The physically aggressive treatment of multiple members of Congress — including my own representative --Congresswoman Bonnie Watson Coleman (CD12) — by federal law enforcement during peaceful and lawful advocacy efforts is unconscionable. These incidents, taken together, paint a troubling picture: unchecked federal agencies operating outside the law, with impunity, in our own communities.
Let’s call this what it is: a gross abuse of federal authority. And it is far from an isolated incident.
Mayor Baraka's detention is especially chilling because it sends a message that no local official — no matter how senior or respected — is safe from harassment. If the Mayor of Newark can be pulled aside and questioned without cause, what protections exist for immigrant residents, for students, or for workers simply trying to live their lives?
This isn’t just about Newark. It’s about every mayor and council member in New Jersey, and the communities we serve. These actions create a chilling effect that undermines public trust and endangers the very people we are sworn to protect. And unless we act — decisively and publicly — we risk allowing it to happen again.
That’s why we need a strong, coordinated response from all levels of New Jersey government, and we need it now. A key first step is for our state leaders to finally pass the long-stalled Immigrant Trust Act.
This legislation would:
Prohibit local and state law enforcement from cooperating with ICE without a judicial warrant
Prevent information-sharing and detainer requests that violate residents’ constitutional rights
Protect New Jersey taxpayers from footing the bill for unlawful federal enforcement
Ensure that trust between communities and law enforcement is preserved, not undermined by fear
The Immigrant Trust Act has been introduced and debated — but it continues to languish in committee, without a vote.
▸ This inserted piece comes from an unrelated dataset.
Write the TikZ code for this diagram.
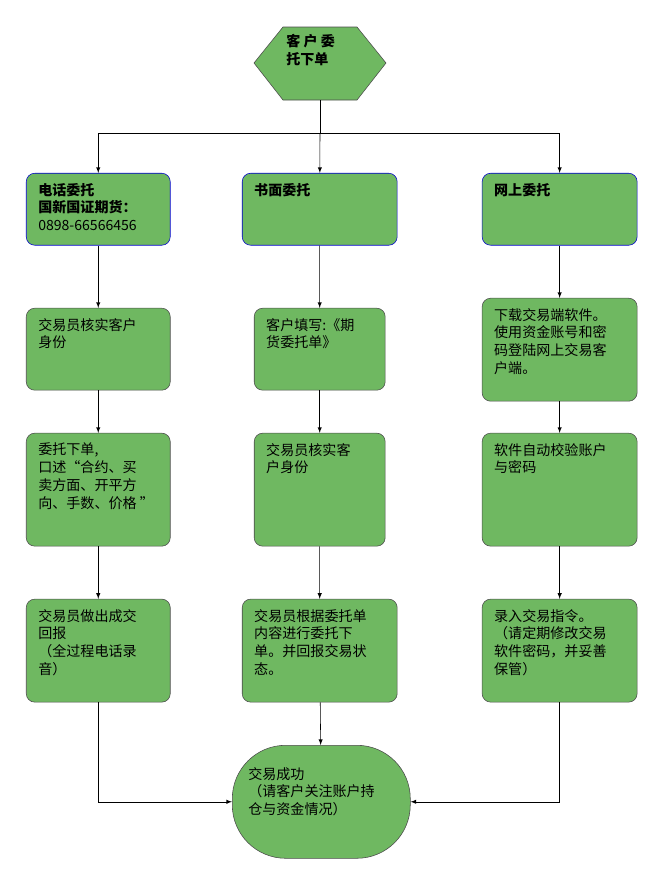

That delay is not just legislative inertia; it is a failure of leadership in the face of injustice. Every day this bill sits idle is a day ICE agents may continue to operate with zero accountability in our state.
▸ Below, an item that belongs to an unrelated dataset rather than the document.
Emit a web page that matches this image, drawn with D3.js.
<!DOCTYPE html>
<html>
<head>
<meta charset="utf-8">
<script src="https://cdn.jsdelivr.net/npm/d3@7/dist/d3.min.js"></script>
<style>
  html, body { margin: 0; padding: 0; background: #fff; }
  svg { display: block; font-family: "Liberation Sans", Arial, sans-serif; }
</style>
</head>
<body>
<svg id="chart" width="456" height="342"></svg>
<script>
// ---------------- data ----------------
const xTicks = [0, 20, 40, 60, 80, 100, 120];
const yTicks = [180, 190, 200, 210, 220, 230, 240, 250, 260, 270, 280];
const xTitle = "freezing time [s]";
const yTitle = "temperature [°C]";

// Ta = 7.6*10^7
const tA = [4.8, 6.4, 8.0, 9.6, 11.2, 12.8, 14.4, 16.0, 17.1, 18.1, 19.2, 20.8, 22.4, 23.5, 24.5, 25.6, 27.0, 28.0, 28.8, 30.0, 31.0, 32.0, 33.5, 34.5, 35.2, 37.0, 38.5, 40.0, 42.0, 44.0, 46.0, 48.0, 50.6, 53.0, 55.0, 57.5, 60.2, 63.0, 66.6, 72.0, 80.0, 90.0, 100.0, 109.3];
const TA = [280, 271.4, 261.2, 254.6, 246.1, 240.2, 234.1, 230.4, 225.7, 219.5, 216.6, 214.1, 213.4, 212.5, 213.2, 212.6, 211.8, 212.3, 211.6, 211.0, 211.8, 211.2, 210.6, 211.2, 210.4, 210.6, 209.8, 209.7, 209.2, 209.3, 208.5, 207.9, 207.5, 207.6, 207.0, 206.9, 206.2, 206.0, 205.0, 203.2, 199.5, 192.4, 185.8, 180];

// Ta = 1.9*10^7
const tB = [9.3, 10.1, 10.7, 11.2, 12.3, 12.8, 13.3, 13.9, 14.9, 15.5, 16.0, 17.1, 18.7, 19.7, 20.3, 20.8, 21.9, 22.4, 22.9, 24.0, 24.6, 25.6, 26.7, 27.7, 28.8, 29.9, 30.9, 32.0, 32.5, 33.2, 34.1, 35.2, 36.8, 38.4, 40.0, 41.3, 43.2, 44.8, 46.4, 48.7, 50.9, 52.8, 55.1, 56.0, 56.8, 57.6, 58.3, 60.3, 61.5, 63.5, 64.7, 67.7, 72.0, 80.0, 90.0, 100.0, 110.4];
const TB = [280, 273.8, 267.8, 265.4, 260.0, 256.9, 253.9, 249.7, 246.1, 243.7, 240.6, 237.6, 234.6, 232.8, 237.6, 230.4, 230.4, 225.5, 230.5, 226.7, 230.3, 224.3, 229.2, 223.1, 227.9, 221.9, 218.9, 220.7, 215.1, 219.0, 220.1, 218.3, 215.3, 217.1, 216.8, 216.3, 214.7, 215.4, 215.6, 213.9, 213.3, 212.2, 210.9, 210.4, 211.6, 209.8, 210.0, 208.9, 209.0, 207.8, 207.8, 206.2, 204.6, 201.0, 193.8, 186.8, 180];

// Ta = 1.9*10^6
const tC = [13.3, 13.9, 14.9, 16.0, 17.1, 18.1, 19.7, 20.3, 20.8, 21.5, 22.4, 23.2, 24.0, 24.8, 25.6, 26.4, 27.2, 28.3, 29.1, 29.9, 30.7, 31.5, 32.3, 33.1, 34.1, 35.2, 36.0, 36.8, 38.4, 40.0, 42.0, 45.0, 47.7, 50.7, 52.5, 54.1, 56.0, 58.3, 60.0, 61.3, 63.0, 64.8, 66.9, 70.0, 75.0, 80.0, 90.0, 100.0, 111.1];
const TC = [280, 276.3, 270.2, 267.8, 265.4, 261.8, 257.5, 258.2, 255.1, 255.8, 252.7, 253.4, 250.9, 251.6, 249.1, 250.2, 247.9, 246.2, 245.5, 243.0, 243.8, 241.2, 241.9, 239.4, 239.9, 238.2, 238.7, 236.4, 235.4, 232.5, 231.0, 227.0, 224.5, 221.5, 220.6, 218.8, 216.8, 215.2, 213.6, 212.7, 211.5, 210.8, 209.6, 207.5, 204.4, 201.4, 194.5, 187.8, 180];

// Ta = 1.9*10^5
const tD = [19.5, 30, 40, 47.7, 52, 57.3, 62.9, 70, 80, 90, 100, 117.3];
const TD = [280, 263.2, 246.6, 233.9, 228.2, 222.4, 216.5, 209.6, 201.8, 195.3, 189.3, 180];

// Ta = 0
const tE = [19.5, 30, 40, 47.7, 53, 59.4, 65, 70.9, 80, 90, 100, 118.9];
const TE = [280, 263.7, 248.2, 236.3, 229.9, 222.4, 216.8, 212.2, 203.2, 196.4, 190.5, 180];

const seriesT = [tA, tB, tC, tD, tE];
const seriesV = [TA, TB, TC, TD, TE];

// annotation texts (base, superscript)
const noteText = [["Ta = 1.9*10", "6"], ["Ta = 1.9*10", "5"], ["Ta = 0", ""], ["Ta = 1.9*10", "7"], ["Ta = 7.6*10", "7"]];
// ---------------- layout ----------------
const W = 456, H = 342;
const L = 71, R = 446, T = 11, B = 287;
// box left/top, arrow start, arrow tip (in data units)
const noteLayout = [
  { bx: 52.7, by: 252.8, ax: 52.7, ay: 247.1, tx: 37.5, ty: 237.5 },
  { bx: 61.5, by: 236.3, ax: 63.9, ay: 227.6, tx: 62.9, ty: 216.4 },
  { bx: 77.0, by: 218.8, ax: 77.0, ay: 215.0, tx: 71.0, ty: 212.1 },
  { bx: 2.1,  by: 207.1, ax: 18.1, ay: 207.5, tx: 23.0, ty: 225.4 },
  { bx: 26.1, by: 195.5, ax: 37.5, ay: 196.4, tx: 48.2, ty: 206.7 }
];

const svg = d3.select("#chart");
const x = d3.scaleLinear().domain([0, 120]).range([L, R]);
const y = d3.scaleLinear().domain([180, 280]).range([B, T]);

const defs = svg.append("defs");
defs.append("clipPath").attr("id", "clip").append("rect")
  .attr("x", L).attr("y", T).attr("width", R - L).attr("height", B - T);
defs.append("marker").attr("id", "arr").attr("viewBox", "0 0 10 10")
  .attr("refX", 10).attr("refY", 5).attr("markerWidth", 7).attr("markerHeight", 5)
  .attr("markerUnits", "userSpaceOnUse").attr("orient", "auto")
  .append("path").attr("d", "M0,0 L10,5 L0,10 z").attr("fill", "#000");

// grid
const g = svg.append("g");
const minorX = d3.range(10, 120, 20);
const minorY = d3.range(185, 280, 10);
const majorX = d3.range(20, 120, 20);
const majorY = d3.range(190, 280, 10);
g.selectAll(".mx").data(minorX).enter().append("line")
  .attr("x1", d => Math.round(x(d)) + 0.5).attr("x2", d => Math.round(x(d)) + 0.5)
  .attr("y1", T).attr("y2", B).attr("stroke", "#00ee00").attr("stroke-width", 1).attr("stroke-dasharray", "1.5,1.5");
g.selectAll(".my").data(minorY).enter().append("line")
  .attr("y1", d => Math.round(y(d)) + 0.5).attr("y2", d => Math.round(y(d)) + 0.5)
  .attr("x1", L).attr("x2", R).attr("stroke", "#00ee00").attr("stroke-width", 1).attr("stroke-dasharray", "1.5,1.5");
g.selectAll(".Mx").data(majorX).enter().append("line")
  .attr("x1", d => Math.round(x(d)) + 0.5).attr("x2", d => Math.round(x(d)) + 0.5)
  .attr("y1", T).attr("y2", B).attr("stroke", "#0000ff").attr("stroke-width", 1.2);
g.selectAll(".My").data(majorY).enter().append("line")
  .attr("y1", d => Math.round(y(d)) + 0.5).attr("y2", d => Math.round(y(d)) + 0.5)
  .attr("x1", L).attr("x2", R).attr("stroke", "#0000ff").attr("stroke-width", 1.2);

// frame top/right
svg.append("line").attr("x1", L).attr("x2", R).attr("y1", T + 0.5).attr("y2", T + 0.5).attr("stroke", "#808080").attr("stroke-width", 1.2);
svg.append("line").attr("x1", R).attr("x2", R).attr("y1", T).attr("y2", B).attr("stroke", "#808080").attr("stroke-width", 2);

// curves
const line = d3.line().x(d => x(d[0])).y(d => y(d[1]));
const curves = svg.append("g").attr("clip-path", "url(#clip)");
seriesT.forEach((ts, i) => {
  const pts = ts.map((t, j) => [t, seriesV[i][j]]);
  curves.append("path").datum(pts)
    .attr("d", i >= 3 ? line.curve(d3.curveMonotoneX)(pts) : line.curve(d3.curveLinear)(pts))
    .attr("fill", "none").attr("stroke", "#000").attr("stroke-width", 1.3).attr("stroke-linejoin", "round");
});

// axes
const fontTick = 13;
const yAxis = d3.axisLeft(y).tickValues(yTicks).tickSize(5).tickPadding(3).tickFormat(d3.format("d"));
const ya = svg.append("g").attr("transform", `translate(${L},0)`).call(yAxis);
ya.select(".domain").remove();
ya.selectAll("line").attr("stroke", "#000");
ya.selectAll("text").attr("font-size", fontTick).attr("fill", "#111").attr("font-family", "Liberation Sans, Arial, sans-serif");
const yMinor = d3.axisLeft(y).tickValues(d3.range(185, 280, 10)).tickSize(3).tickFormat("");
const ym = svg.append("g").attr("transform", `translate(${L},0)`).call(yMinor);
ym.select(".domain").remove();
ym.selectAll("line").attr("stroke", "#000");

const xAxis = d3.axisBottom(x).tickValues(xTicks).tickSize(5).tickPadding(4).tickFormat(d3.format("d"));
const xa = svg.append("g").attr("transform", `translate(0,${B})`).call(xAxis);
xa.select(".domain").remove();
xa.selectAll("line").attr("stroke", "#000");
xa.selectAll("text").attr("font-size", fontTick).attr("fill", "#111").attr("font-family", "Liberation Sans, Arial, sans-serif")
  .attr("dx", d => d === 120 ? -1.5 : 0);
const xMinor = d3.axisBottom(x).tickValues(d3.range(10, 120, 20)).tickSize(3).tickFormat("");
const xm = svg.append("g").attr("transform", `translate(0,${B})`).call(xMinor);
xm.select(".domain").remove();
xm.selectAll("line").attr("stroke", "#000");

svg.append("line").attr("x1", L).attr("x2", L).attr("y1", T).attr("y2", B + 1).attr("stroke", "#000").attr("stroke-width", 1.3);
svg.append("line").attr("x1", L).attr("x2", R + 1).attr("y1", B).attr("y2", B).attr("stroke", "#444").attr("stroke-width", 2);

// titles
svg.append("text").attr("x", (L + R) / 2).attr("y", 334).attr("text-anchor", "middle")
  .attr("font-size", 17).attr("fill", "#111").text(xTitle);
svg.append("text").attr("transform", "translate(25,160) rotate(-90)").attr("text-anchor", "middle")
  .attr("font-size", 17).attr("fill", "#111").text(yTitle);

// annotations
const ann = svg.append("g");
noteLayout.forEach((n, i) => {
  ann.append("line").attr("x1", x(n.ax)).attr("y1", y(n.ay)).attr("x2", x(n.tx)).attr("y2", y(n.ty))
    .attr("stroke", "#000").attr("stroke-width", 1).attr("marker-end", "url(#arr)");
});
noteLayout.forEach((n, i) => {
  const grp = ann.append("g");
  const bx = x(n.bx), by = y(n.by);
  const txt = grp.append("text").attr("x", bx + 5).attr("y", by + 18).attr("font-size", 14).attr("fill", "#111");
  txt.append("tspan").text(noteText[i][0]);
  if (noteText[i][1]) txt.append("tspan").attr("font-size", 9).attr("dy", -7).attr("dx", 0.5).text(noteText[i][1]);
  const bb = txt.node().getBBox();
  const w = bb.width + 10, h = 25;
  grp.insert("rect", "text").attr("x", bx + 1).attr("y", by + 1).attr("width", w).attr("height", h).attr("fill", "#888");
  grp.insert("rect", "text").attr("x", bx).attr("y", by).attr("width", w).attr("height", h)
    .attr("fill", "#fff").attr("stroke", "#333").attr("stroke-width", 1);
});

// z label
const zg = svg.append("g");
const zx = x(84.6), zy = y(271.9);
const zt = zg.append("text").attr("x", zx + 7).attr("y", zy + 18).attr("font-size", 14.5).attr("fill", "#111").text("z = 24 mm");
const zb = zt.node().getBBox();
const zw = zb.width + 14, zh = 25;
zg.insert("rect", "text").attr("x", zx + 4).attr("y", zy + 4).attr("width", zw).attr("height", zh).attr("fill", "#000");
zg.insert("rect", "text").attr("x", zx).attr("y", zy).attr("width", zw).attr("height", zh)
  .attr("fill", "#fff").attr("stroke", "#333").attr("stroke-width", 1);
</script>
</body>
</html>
We must be clear: federal agencies are not above the law. Our state has the right — and the duty — to ensure that its residents, regardless of status, are treated with fairness and dignity. We do not deputize our local police as immigration officers. We do not turn a blind eye when mayors are detained and Congressmembers are manhandled. And we do not stay silent when our communities are threatened.
To my colleagues in municipal government across New Jersey: this is not just Newark’s fight. This is our fight. An attack on one of our mayors is an attack on all of us — and on the values of representative government.
To our state leaders in Trenton — Senate President Nicholas Scutari, Assembly Speaker Craig Coughlin, and the members of the Legislature — the time for statements is over. We need action. We need a floor vote. And we need to pass the Immigrant Trust Act now.
As a local elected official, as a public servant, and as someone who believes deeply in the principles of justice and due process, I urge you: let New Jersey lead. Let us stand up to unlawful overreach, and stand strong for the people who make our state vibrant, diverse, and free.
Let’s make it clear: ICE cannot operate without accountability in New Jersey. Not in Newark. Not in West Windsor. Not anywhere.